start

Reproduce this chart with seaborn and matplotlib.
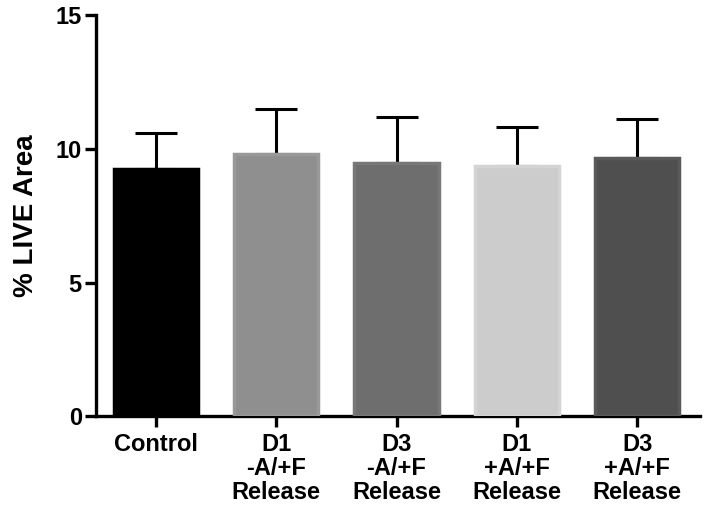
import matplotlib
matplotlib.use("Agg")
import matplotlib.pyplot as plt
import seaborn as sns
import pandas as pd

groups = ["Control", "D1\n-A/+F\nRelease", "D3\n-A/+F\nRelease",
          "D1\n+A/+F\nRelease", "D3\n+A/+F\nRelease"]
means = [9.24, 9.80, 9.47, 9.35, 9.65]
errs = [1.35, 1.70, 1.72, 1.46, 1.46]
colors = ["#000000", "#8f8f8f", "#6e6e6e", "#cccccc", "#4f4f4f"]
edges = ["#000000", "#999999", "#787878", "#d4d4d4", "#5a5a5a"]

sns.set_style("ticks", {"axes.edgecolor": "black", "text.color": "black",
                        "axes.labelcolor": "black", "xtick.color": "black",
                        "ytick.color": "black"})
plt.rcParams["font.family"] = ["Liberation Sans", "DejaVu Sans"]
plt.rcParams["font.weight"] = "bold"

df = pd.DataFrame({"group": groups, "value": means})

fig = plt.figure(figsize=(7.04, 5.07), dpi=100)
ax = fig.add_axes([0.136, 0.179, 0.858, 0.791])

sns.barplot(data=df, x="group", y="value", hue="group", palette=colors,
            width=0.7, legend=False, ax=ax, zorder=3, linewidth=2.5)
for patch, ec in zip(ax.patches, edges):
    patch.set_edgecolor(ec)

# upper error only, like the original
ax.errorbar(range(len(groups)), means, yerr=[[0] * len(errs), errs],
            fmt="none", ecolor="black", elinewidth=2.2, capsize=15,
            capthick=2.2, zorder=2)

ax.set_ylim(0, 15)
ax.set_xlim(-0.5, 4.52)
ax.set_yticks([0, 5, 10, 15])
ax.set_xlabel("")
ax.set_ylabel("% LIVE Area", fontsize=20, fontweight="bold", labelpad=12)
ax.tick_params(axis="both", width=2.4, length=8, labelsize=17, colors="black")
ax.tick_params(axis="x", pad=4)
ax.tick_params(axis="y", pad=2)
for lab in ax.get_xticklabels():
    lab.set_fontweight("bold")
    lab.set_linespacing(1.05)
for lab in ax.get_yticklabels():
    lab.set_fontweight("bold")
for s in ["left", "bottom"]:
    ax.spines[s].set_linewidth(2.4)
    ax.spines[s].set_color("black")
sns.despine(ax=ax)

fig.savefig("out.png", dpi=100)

end
start

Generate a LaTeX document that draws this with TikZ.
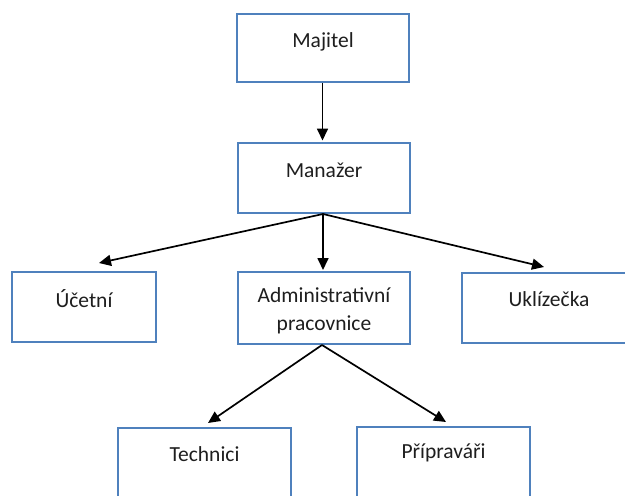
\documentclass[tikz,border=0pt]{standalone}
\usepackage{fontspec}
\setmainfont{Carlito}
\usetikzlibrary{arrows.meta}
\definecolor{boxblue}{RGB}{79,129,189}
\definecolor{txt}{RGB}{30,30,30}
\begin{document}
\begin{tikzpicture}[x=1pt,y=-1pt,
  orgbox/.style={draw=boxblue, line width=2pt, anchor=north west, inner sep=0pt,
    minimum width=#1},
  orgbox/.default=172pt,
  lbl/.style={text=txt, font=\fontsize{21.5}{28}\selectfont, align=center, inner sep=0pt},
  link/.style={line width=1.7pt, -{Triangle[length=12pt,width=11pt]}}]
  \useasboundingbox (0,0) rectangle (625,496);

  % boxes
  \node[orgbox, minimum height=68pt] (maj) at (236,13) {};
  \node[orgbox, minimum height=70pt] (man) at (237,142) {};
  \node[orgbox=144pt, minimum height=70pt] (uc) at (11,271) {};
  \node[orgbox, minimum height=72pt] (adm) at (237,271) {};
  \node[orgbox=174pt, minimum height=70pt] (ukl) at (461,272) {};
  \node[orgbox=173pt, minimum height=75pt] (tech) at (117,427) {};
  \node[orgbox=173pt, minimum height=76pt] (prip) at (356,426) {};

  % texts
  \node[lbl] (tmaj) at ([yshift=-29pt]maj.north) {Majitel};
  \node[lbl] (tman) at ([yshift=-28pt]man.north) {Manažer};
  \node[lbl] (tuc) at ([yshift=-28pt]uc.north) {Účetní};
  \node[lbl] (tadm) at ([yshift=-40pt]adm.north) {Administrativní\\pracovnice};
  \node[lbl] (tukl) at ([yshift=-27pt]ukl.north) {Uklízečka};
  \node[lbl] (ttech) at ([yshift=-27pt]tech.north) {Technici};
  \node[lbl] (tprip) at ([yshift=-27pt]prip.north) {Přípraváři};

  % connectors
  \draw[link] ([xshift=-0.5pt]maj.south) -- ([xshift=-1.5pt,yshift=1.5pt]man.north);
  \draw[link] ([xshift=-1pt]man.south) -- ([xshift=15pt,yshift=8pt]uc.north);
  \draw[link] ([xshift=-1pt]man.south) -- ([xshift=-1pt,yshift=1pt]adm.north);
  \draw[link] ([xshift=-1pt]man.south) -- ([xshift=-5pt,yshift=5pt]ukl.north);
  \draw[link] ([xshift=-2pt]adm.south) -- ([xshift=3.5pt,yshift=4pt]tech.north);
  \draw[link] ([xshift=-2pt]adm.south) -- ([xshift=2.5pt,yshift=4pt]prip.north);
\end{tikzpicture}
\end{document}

end
start

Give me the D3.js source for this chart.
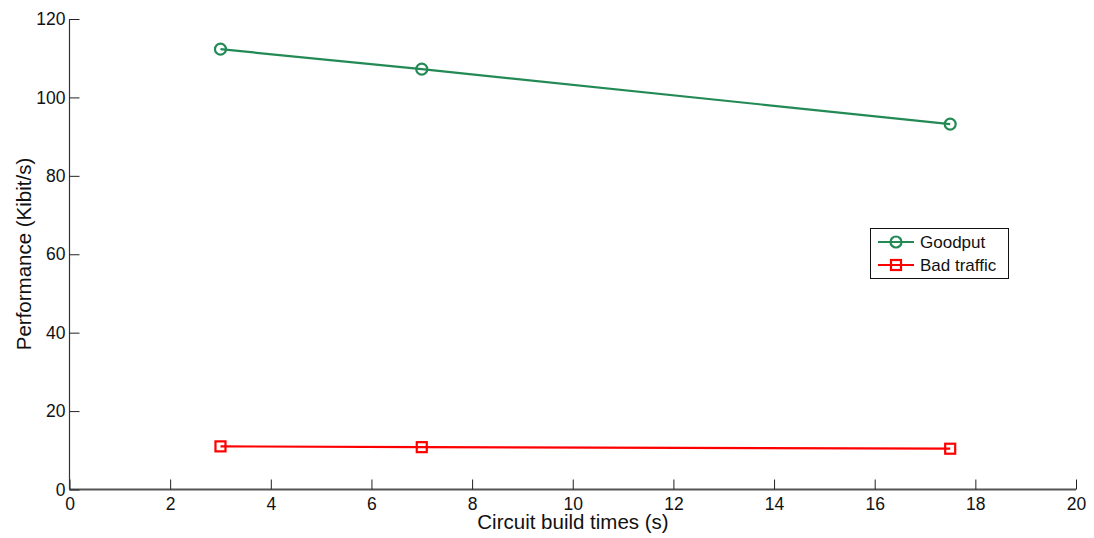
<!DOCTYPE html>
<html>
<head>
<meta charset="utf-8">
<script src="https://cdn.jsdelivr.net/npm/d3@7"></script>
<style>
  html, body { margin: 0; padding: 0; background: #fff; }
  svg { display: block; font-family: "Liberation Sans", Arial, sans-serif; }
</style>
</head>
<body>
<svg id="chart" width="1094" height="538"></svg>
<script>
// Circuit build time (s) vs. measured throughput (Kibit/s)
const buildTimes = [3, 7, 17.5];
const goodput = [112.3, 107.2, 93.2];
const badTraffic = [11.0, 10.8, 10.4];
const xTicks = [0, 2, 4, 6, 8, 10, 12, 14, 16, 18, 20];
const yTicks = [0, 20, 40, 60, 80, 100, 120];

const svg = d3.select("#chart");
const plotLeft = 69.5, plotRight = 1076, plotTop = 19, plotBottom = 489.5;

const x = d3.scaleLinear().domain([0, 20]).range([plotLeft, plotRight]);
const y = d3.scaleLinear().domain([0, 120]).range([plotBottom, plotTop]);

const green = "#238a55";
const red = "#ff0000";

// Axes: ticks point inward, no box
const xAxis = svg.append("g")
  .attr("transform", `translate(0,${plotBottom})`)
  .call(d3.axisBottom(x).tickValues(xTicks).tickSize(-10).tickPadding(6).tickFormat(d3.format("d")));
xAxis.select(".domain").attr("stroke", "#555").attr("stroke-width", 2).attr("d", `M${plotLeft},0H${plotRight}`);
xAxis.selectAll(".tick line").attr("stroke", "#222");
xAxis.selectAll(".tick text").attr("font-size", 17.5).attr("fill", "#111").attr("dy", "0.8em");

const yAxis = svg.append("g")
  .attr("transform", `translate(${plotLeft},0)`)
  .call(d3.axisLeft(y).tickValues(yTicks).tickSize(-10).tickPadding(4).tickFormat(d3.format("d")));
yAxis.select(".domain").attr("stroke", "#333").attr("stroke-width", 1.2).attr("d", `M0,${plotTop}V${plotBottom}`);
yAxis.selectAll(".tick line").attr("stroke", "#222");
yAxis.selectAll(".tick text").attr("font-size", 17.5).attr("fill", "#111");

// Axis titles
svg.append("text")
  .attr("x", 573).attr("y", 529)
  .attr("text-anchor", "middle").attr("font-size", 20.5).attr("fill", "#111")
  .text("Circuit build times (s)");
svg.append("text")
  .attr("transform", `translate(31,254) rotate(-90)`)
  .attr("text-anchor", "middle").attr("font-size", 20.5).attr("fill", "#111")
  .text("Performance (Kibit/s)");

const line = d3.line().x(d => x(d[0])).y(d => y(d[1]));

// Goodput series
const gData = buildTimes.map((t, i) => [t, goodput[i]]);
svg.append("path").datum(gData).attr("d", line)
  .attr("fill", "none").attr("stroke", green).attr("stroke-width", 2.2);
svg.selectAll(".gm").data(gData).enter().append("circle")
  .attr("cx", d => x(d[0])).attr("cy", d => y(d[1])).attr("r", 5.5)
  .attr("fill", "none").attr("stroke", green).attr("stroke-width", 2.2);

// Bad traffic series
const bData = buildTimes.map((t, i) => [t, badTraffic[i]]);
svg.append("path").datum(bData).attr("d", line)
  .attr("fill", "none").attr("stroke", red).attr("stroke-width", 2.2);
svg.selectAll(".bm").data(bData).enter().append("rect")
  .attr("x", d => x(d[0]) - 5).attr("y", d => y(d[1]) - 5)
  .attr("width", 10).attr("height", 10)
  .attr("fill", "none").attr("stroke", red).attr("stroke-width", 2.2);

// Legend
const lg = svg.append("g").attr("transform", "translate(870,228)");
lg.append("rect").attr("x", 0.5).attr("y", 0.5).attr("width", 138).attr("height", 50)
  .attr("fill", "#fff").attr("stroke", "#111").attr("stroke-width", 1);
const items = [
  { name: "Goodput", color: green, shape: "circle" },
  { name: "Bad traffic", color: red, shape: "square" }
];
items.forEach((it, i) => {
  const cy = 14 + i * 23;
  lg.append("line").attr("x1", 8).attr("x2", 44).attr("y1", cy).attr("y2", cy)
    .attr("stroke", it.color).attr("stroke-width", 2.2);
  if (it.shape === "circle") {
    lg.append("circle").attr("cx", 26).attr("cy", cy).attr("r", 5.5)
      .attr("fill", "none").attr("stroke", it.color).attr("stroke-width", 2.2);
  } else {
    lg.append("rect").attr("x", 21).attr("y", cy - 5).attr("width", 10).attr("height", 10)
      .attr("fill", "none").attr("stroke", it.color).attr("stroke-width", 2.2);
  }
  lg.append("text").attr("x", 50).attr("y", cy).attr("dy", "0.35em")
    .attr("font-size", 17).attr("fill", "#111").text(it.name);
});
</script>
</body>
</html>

end

> Work to be completed
Search the entries for the word "chart" and gather every line where it appears.

> Result of this exercise
Reproduce this chart with seaborn and matplotlib.
Give me the D3.js source for this chart.
<svg id="chart" width="1094" height="538"></svg>
const svg = d3.select("#chart");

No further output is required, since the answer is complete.